A successful multi-block reorg on Ethereum before finality, driven by MEV incentives at scale and demonstrating that the current fork choice rule doesn't provide adequate resistance. A confirmed double-spend on a chain previously considered secure by market participants. SSF delayed or shelved indefinitely, leaving the two-epoch window as permanent rather than transitional.
Now: Shallow reorgs are normal network behavior. No active threat to major chains. For Bitcoin, six confirmations remains a standard risk-management convention for large payments. For Ethereum, the pre-finality window (~13 minutes) is what matters for high-value transactions.
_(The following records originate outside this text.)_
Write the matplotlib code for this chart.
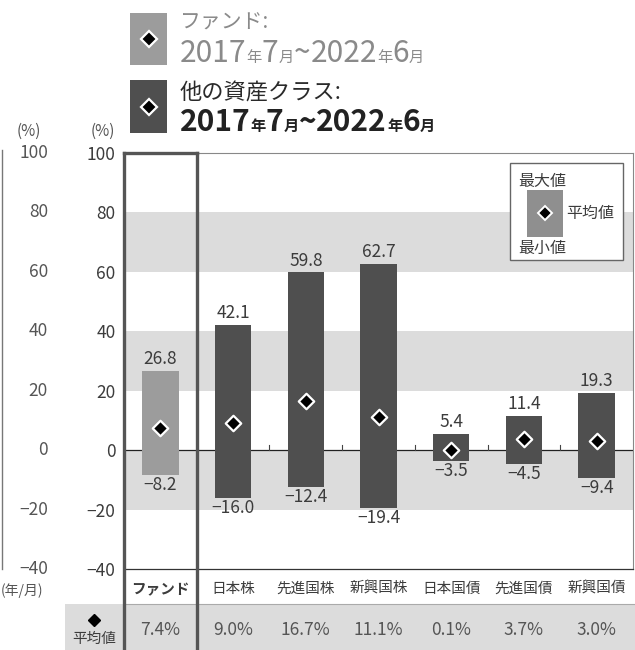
import matplotlib
matplotlib.use("Agg")
import matplotlib.pyplot as plt
from matplotlib.patches import Rectangle
from matplotlib.lines import Line2D
import matplotlib.transforms as mtransforms

plt.rcParams['font.family'] = ['Noto Sans CJK JP', 'DejaVu Sans']
plt.rcParams['axes.unicode_minus'] = True

# ---- data ----
categories = ["ファンド", "日本株", "先進国株", "新興国株", "日本国債", "先進国債", "新興国債"]
max_vals = [26.8, 42.1, 59.8, 62.7, 5.4, 11.4, 19.3]
min_vals = [-8.2, -16.0, -12.4, -19.4, -3.5, -4.5, -9.4]
mean_vals = [7.4, 9.0, 16.7, 11.1, 0.1, 3.7, 3.0]
yticks = [100, 80, 60, 40, 20, 0, -20, -40]
bands = [(60, 80), (20, 40), (-20, 0)]

W, H = 635, 650
fig = plt.figure(figsize=(W / 100, H / 100), dpi=100)

def fx(x):
    return x / W

def fy(y):
    return 1 - y / H

FUND_C = "#9c9c9c"
OTHER_C = "#4f4f4f"
BAND_C = "#dcdcdc"
TXT_C = "#3c3c3c"
BOX_C = "#555555"

L, R, T, B = 124, 633, 153, 569
ax = fig.add_axes([fx(L), fy(B), fx(R) - fx(L), fy(T) - fy(B)])
ax.set_xlim(-0.5, len(categories) - 0.5)
ax.set_ylim(-40, 100)

for lo, hi in bands:
    ax.axhspan(lo, hi, color=BAND_C, zorder=0, lw=0)
ax.axhline(0, color="#222222", lw=0.9, zorder=2)
for xb in [1.5, 2.5, 3.5, 4.5, 5.5]:
    ax.plot([xb, xb], [0, 1.6], color="#444444", lw=0.8, zorder=2)

xs = list(range(len(categories)))
colors = [FUND_C] + [OTHER_C] * (len(categories) - 1)
heights = [mx - mn for mx, mn in zip(max_vals, min_vals)]
ax.bar(xs, heights, bottom=min_vals, width=0.5, color=colors, zorder=3)
ax.scatter(xs, mean_vals, marker="D", s=62, facecolor="black",
           edgecolor="white", linewidths=1.6, zorder=4)

def fmt(v):
    s = f"{abs(v):.1f}"
    return ("\u2212" + s) if v < 0 else s

for x, mx, mn in zip(xs, max_vals, min_vals):
    ax.annotate(fmt(mx), (x, mx), xytext=(0, 2), textcoords="offset points",
                ha="center", va="bottom", fontsize=12.5, color=TXT_C)
    ax.annotate(fmt(mn), (x, mn), xytext=(0, -1), textcoords="offset points",
                ha="center", va="top", fontsize=12.5, color=TXT_C)

ax.set_yticks(yticks)
ax.set_yticklabels([fmt(v).replace(".0", "") for v in yticks], fontsize=12.5, color=TXT_C)
ax.tick_params(axis="y", length=0, pad=6)
ax.set_xticks([])
for s in ["top", "right"]:
    ax.spines[s].set_color("#888888")
    ax.spines[s].set_linewidth(0.8)
ax.spines["bottom"].set_color("#333333")
ax.spines["bottom"].set_linewidth(0.9)
ax.spines["left"].set_visible(False)

# (%) label
fig.text(fx(103), fy(131), "(%)", ha="center", va="center", fontsize=11, color="#555555")

# left partial chart
for v in yticks:
    ypix = T + (100 - v) / 140 * (B - T)
    fig.text(fx(48), fy(ypix), fmt(v).replace(".0", ""), ha="right", va="center",
             fontsize=12.5, color="#555555")
fig.text(fx(29), fy(131), "(%)", ha="center", va="center", fontsize=11, color="#555555")
fig.add_artist(Line2D([fx(2), fx(2)], [fy(150), fy(569)], color="#777777", lw=1))
fig.text(fx(1), fy(591), "(年/月)", ha="left", va="center", fontsize=10, color="#555555")

# bottom grey row
fig.add_artist(Rectangle((fx(65), 0), 1 - fx(65), fy(604), transform=fig.transFigure,
                         facecolor=BAND_C, edgecolor="none", zorder=0))
fig.add_artist(Line2D([fx(124), 1], [fy(604), fy(604)], color="#aaaaaa", lw=0.8))

blend = mtransforms.blended_transform_factory(ax.transData, fig.transFigure)
for x, c in zip(xs, categories):
    fig.text(x, fy(589), c, transform=blend, ha="center", va="center",
             fontsize=10.5, color=TXT_C, fontweight="bold" if x == 0 else "normal")
for x, m in zip(xs, mean_vals):
    fig.text(x, fy(630), f"{m:.1f}%", transform=blend, ha="center", va="center",
             fontsize=12.5, color="#555555")
fig.add_artist(Line2D([fx(94)], [fy(620)], marker="D", markersize=6,
                      color="black", linestyle="none"))
fig.text(fx(94), fy(639), "平均値", ha="center", va="center", fontsize=10.5, color=TXT_C)

# fund frame
for xb in [-0.5, 0.5]:
    fig.add_artist(Line2D([xb, xb], [0, fy(T)], transform=blend, color=BOX_C, lw=2.4,
                          solid_capstyle="projecting"))
fig.add_artist(Line2D([-0.5, 0.5], [fy(T), fy(T)], transform=blend, color=BOX_C, lw=2.4,
                      solid_capstyle="projecting"))

# inner legend box
fig.add_artist(Rectangle((fx(510), fy(260)), fx(623) - fx(510), fy(163) - fy(260),
                         transform=fig.transFigure, facecolor="white",
                         edgecolor="#666666", lw=1.0))
fig.add_artist(Rectangle((fx(527), fy(237)), fx(563) - fx(527), fy(190) - fy(237),
                         transform=fig.transFigure, facecolor="#8f8f8f", edgecolor="none"))
fig.add_artist(Line2D([fx(545)], [fy(213)], marker="D", markersize=7, markerfacecolor="black",
                      markeredgecolor="white", markeredgewidth=1.4, linestyle="none"))
fig.text(fx(518), fy(181), "最大値", ha="left", va="center", fontsize=11.5, color=TXT_C)
fig.text(fx(518), fy(248), "最小値", ha="left", va="center", fontsize=11.5, color=TXT_C)
fig.text(fx(566), fy(213), "平均値", ha="left", va="center", fontsize=11.5, color=TXT_C)

# top legend
def swatch(y0, y1, color):
    fig.add_artist(Rectangle((fx(130), fy(y1)), fx(167) - fx(130), fy(y0) - fy(y1),
                             transform=fig.transFigure, facecolor=color, edgecolor="none"))
    fig.add_artist(Line2D([fx(148.5)], [fy((y0 + y1) / 2)], marker="D", markersize=8,
                          markerfacecolor="black", markeredgecolor="white",
                          markeredgewidth=1.6, linestyle="none"))

swatch(13, 65, FUND_C)
swatch(80, 133, OTHER_C)

renderer = fig.canvas.get_renderer()

def chain(x0, ybase, parts, color, weight):
    x = x0
    for txt, size in parts:
        t = fig.text(fx(x), fy(ybase), txt, ha="left", va="baseline",
                     fontsize=size, color=color, fontweight=weight)
        bb = t.get_window_extent(renderer=renderer)
        x += bb.width

period = [("2017", 21.5), ("年", 11), ("7", 21.5), ("月", 11), ("~", 21.5),
          ("2022", 21.5), ("年", 11), ("6", 21.5), ("月", 11)]
fig.text(fx(180), fy(23), "ファンド:", ha="left", va="center", fontsize=15, color="#8a8a8a")
chain(180, 62, period, "#8a8a8a", "normal")
fig.text(fx(180), fy(93), "他の資産クラス:", ha="left", va="center", fontsize=16, color="#2a2a2a")
chain(180, 131, period, "#222222", "bold")

fig.savefig("out.png", dpi=100)
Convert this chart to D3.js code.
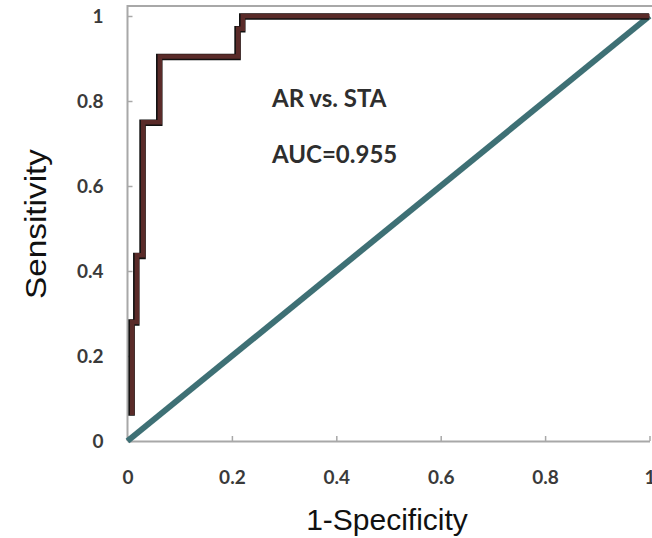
<!DOCTYPE html>
<html>
<head>
<meta charset="utf-8">
<script src="https://cdn.jsdelivr.net/npm/d3@7"></script>
<style>
  body { margin: 0; background: #fff; }
  svg { display: block; }
  .tick text { font-family: Lato, "Open Sans", sans-serif; font-weight: bold; font-size: 19px; fill: #3a3a3a; }
</style>
</head>
<body>
<svg id="chart"></svg>
<script>
var width = 652;
var height = 538;

// ROC curve (1-specificity, sensitivity)
var fpr = [0.009, 0.009, 0.018, 0.018, 0.030, 0.030, 0.062, 0.062, 0.212, 0.212, 0.221, 0.221, 1.0];
var tpr = [0.061, 0.280, 0.280, 0.437, 0.437, 0.750, 0.750, 0.905, 0.905, 0.970, 0.970, 1.0, 1.0];
var refLine = [[0, 0], [1, 1]];
var tickValues = [0, 0.2, 0.4, 0.6, 0.8, 1];
var labelText = ["AR vs. STA", "AUC=0.955"];

var svg = d3.select("#chart")
    .attr("width", width)
    .attr("height", height);

var x = d3.scaleLinear().domain([0, 1]).range([127.5, 649.5]);
var y = d3.scaleLinear().domain([0, 1]).range([441, 16]);

var fmt = d => String(+d.toFixed(1));

// frame: top line and extended left axis
svg.append("path")
    .attr("d", `M${x(0)},${y(0)}V6H${width}`)
    .attr("fill", "none")
    .attr("stroke", "#a8a8a8")
    .attr("stroke-width", 2);

var xAxis = svg.append("g")
    .attr("transform", `translate(0,${y(0)})`)
    .call(d3.axisBottom(x).tickValues(tickValues).tickFormat(fmt).tickSizeInner(-5).tickSizeOuter(0).tickPadding(30));
xAxis.select(".domain").attr("stroke", "#a8a8a8").attr("stroke-width", 2);
xAxis.selectAll(".tick line").attr("stroke", "#a8a8a8").attr("stroke-width", 1.5);

var yAxis = svg.append("g")
    .attr("transform", `translate(${x(0)},0)`)
    .call(d3.axisLeft(y).tickValues(tickValues).tickFormat(fmt).tickSizeInner(-5).tickSizeOuter(0).tickPadding(24));
yAxis.select(".domain").remove();
yAxis.selectAll(".tick line").attr("stroke", "#a8a8a8").attr("stroke-width", 1.5);

// diagonal reference
var line = d3.line().x(d => x(d[0])).y(d => y(d[1]));
svg.append("path")
    .datum(refLine)
    .attr("d", line)
    .attr("fill", "none")
    .attr("stroke", "#3e7075")
    .attr("stroke-width", 6);

// ROC curve: black edge under a brown stroke
var pts = fpr.map((f, i) => [f, tpr[i]]);
svg.append("path")
    .datum(pts)
    .attr("d", line)
    .attr("fill", "none")
    .attr("stroke", "#111")
    .attr("stroke-width", 6.5)
    .attr("transform", "translate(-0.6,0.6)");
svg.append("path")
    .datum(pts)
    .attr("d", line)
    .attr("fill", "none")
    .attr("stroke", "#5a2b29")
    .attr("stroke-width", 4.5);

// annotation
svg.selectAll(".note")
    .data(labelText)
    .join("text")
    .attr("class", "note")
    .attr("x", 272)
    .attr("y", (d, i) => 107 + i * 56)
    .attr("font-family", "Lato, 'Open Sans', sans-serif")
    .attr("font-weight", "bold")
    .attr("font-size", 24)
    .attr("fill", "#2e2e2e")
    .text(d => d);

// axis titles
svg.append("text")
    .attr("x", 387)
    .attr("y", 530)
    .attr("text-anchor", "middle")
    .attr("font-family", "'Liberation Sans', Arial, sans-serif")
    .attr("font-size", 30)
    .attr("fill", "#111")
    .text("1-Specificity");

svg.append("text")
    .attr("transform", "translate(46,224) rotate(-90)")
    .attr("text-anchor", "middle")
    .attr("font-family", "'Liberation Sans', Arial, sans-serif")
    .attr("font-size", 29)
    .attr("fill", "#111")
    .attr("textLength", 150)
    .attr("lengthAdjust", "spacingAndGlyphs")
    .text("Sensitivity");
</script>
</body>
</html>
Next: MEV-driven reorg incentives are an active research and monitoring area. SSF is on Ethereum's roadmap with no committed timeline as of mid-2026.
Later: Full SSF deployment would materially change the picture — but that's a multi-year horizon.
This covers the reorg mechanism and the threat model around it. It doesn't address transaction replacement rules within the mempool, the economics of mining profitability as it affects attacker feasibility, or how specific exchanges set confirmation thresholds. It's also not guidance on which confirmation depth to use for any particular application — that depends on the value at risk and the specific chain.
The mechanism is what it is. Whether it represents a live concern depends on the chain's size, finality model, and the value of what's being transacted.